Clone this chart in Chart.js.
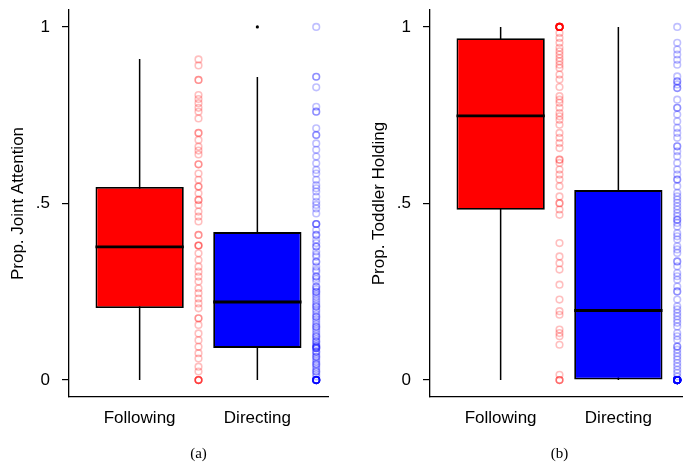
<!DOCTYPE html>
<html lang="en">
<head>
  <meta charset="UTF-8">
  <title>Joint attention and toddler holding</title>
  <script src="https://cdn.jsdelivr.net/npm/chart.js"></script>
  <style>
    html, body { margin: 0; padding: 0; background: #fff; }
    body { width: 683px; height: 464px; overflow: hidden; position: relative; }
    .panel { position: absolute; top: 0; width: 340px; height: 464px; }
    #panelA { left: 0; }
    #panelB { left: 361px; }
  </style>
</head>
<body>
  <div class="panel" id="panelA"><canvas id="chartA" width="340" height="464"></canvas></div>
  <div class="panel" id="panelB"><canvas id="chartB" width="340" height="464"></canvas></div>

  <script>
    // categories and axis ticks
    var categories = ['Following', 'Directing'];
    var yTickValues = [0, 0.5, 1];
    var yTickLabels = ['0', '.5', '1'];

    // (a) Prop. Joint Attention - box stats per category
    var jaLow = [0, 0];
    var jaQ1 = [0.204, 0.091];
    var jaMedian = [0.377, 0.221];
    var jaQ3 = [0.547, 0.419];
    var jaHigh = [0.909, 0.858];
    var jaOutliers = [[], [1.0]];

    // (a) raw values per category
    var jaFollowing = [0.908, 0.891, 0.85, 0.85, 0.807, 0.796, 0.784, 0.771, 0.76, 0.741,
      0.70, 0.70, 0.68, 0.661, 0.65, 0.639, 0.611, 0.611, 0.585, 0.567,
      0.548, 0.548, 0.529, 0.51, 0.51, 0.496, 0.477, 0.463, 0.449, 0.411,
      0.411, 0.381, 0.381, 0.381, 0.359, 0.34, 0.321, 0.307, 0.293, 0.279,
      0.26, 0.246, 0.231, 0.217, 0.203, 0.175, 0.175, 0.156, 0.132, 0.113,
      0.094, 0.076, 0.061, 0.038, 0.024, 0, 0, 0, 0, 0];
    var jaDirecting = [1.0, 0.859, 0.859, 0.829, 0.774, 0.76, 0.76, 0.713, 0.694, 0.694,
      0.67, 0.652, 0.633, 0.614, 0.595, 0.585, 0.567, 0.552, 0.543, 0.534,
      0.519, 0.505, 0.496, 0.486, 0.472, 0.442, 0.442, 0.442,
      0.425, 0.411, 0.411, 0.397, 0.388, 0.378, 0.378, 0.364, 0.355, 0.349,
      0.335, 0.335, 0.321, 0.312, 0.307, 0.293, 0.293, 0.286, 0.279, 0.264,
      0.264, 0.257, 0.25, 0.25, 0.243, 0.236, 0.229, 0.222,
      0.215, 0.208, 0.208, 0.2, 0.194, 0.186, 0.179, 0.179, 0.172, 0.165,
      0.158, 0.151, 0.151, 0.144, 0.137, 0.13, 0.123, 0.123, 0.116, 0.109,
      0.109, 0.102, 0.097, 0.094, 0.094, 0.091, 0.09, 0.09,
      0.08, 0.08, 0.073, 0.066, 0.066, 0.059, 0.052, 0.045, 0.045, 0.038,
      0.031, 0.024, 0.024, 0.017, 0.01, 0, 0, 0, 0, 0, 0, 0, 0, 0, 0, 0, 0, 0];

    // (b) Prop. Toddler Holding - box stats per category
    var thLow = [0, 0];
    var thQ1 = [0.482, 0];
    var thMedian = [0.748, 0.197];
    var thQ3 = [0.968, 0.538];
    var thHigh = [1, 1];
    var thOutliers = [[], []];

    // (b) raw values per category
    var thFollowing = [1, 1, 1, 1, 1, 1, 1, 1, 1, 1, 1, 1, 1, 1, 1,
      0.983, 0.969, 0.955, 0.941, 0.931, 0.922, 0.912, 0.903, 0.893, 0.884,
      0.865, 0.851, 0.83, 0.804, 0.794, 0.785, 0.771, 0.756, 0.747, 0.737,
      0.723, 0.70, 0.686, 0.671, 0.657, 0.624, 0.624, 0.615, 0.596, 0.582,
      0.568, 0.549, 0.52, 0.501, 0.501, 0.483, 0.468, 0.388, 0.35, 0.331,
      0.313, 0.27, 0.228, 0.195, 0.185, 0.143, 0.133, 0.124, 0.10, 0.015,
      0, 0, 0];
    var thDirecting = [1.0, 0.955, 0.936, 0.922, 0.907, 0.893, 0.86, 0.846, 0.846, 0.837,
      0.827, 0.827, 0.794, 0.771, 0.771, 0.752, 0.733, 0.714, 0.70, 0.686,
      0.662, 0.662, 0.648, 0.634, 0.615, 0.596, 0.582, 0.568, 0.568, 0.549,
      0.53, 0.52, 0.511, 0.502, 0.492, 0.483, 0.473, 0.464, 0.454, 0.454,
      0.445, 0.435, 0.416, 0.407, 0.398, 0.379, 0.37, 0.36, 0.336, 0.336,
      0.322, 0.303, 0.294, 0.284, 0.265, 0.251, 0.251, 0.228, 0.209, 0.2,
      0.19, 0.181, 0.171, 0.162, 0.152, 0.133, 0.124, 0.114, 0.095, 0.095,
      0.086, 0.076, 0.067, 0.058, 0.048, 0.039, 0.029, 0.02, 0.01,
      0, 0, 0, 0, 0, 0, 0, 0, 0, 0, 0, 0, 0, 0, 0, 0, 0, 0, 0, 0,
      0, 0, 0, 0, 0, 0, 0, 0, 0, 0, 0, 0, 0, 0, 0, 0, 0, 0, 0, 0, 0];

    var boxColors = ['#ff0000', '#0000ff'];
    var pointColors = ['rgba(255,0,0,0.25)', 'rgba(0,0,255,0.25)'];
    var BOX_PCT = 0.75;          // box width as share of one category step
    var BOX_HALF = BOX_PCT / 2;  // same, in x units, for the median bar
    var FONT = 'Liberation Sans';

    function makePanel(canvasId, low, q1, med, q3, high, outliers, rawSets, yTitle, caption) {
      var datasets = [];

      // whiskers (drawn under the boxes)
      categories.forEach(function(c, i) {
        datasets.push({
          type: 'line',
          data: [{ x: i + 1, y: low[i] }, { x: i + 1, y: high[i] }],
          borderColor: '#000', borderWidth: 1.5, pointRadius: 0, order: 5
        });
      });

      // boxes: floating bars from Q1 to Q3
      datasets.push({
        type: 'bar',
        data: categories.map(function(c, i) { return { x: i + 1, y: [q1[i], q3[i]] }; }),
        backgroundColor: boxColors,
        borderColor: '#000',
        borderWidth: 1.8,
        borderSkipped: false,
        categoryPercentage: BOX_PCT,
        barPercentage: 1,
        order: 4
      });

      // medians
      categories.forEach(function(c, i) {
        datasets.push({
          type: 'line',
          data: [{ x: i + 1 - BOX_HALF, y: med[i] }, { x: i + 1 + BOX_HALF, y: med[i] }],
          borderColor: '#000', borderWidth: 2.8, pointRadius: 0, order: 3
        });
      });

      // outliers
      categories.forEach(function(c, i) {
        datasets.push({
          type: 'scatter',
          data: outliers[i].map(function(v) { return { x: i + 1, y: v }; }),
          backgroundColor: '#000', borderColor: '#000', pointRadius: 1.6, borderWidth: 0, order: 2
        });
      });

      // raw values strip next to each box
      categories.forEach(function(c, i) {
        datasets.push({
          type: 'scatter',
          data: rawSets[i].map(function(v) { return { x: i + 1.5, y: v }; }),
          backgroundColor: 'rgba(0,0,0,0)',
          borderColor: pointColors[i],
          pointRadius: 3.3,
          borderWidth: 1.6,
          order: 1
        });
      });

      return new Chart(document.getElementById(canvasId), {
        type: 'scatter',
        data: { datasets: datasets },
        options: {
          responsive: false,
          animation: false,
          events: [],
          layout: { padding: { top: 10, right: 12, bottom: 0, left: 0 } },
          plugins: {
            legend: { display: false },
            tooltip: { enabled: false },
            title: {
              display: true,
              text: caption,
              position: 'bottom',
              fullSize: false,
              color: '#000',
              font: { family: 'Liberation Serif', size: 15, weight: 'normal' },
              padding: { top: 16.6, bottom: 1 }
            }
          },
          scales: {
            x: {
              type: 'linear',
              min: 0.4,
              max: 2.6,
              offset: false,
              grid: { display: false, drawTicks: false, offset: false },
              border: { display: true, color: '#000', width: 1.3 },
              afterBuildTicks: function(scale) {
                scale.ticks = categories.map(function(c, i) { return { value: i + 1 }; });
              },
              afterFit: function(scale) {
                scale.height = 31.4;
                scale.paddingLeft = 0;
                scale.paddingRight = 0;
              },
              ticks: {
                padding: 11,
                maxRotation: 0,
                autoSkip: false,
                color: '#000',
                font: { family: FONT, size: 17 },
                callback: function(v, i) { return categories[i]; }
              }
            },
            y: {
              min: -0.048,
              max: 1.048,
              grid: { display: true, drawOnChartArea: false, drawTicks: true, tickLength: 7, color: '#000', lineWidth: 1.2 },
              border: { display: true, color: '#000', width: 1.3 },
              afterBuildTicks: function(scale) {
                scale.ticks = yTickValues.map(function(v) { return { value: v }; });
              },
              afterFit: function(scale) {
                scale.width = 69;
                scale.paddingTop = 0;
                scale.paddingBottom = 0;
              },
              ticks: {
                padding: 12,
                color: '#000',
                font: { family: FONT, size: 17 },
                callback: function(v) { return yTickLabels[yTickValues.indexOf(v)]; }
              },
              title: {
                display: true,
                text: yTitle,
                color: '#000',
                font: { family: FONT, size: 17 },
                padding: { top: 8, bottom: 0 }
              }
            }
          }
        }
      });
    }

    makePanel('chartA', jaLow, jaQ1, jaMedian, jaQ3, jaHigh, jaOutliers,
      [jaFollowing, jaDirecting], 'Prop. Joint Attention', '(a)');
    makePanel('chartB', thLow, thQ1, thMedian, thQ3, thHigh, thOutliers,
      [thFollowing, thDirecting], 'Prop. Toddler Holding', '(b)');
  </script>
</body>
</html>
-*-
:: Exercise details ::
Write out again, exactly, the lines from the start of the listing up to the line containing "var jaOutliers = [[], [1.0]];", with both ends and without pictures.

:: Answer to the exercise ::
Clone this chart in Chart.js.
<!DOCTYPE html>
<html lang="en">
<head>
  <meta charset="UTF-8">
  <title>Joint attention and toddler holding</title>
  <script src="https://cdn.jsdelivr.net/npm/chart.js"></script>
  <style>
    html, body { margin: 0; padding: 0; background: #fff; }
    body { width: 683px; height: 464px; overflow: hidden; position: relative; }
    .panel { position: absolute; top: 0; width: 340px; height: 464px; }
    #panelA { left: 0; }
    #panelB { left: 361px; }
  </style>
</head>
<body>
  <div class="panel" id="panelA"><canvas id="chartA" width="340" height="464"></canvas></div>
  <div class="panel" id="panelB"><canvas id="chartB" width="340" height="464"></canvas></div>

  <script>
    // categories and axis ticks
    var categories = ['Following', 'Directing'];
    var yTickValues = [0, 0.5, 1];
    var yTickLabels = ['0', '.5', '1'];

    // (a) Prop. Joint Attention - box stats per category
    var jaLow = [0, 0];
    var jaQ1 = [0.204, 0.091];
    var jaMedian = [0.377, 0.221];
    var jaQ3 = [0.547, 0.419];
    var jaHigh = [0.909, 0.858];
    var jaOutliers = [[], [1.0]];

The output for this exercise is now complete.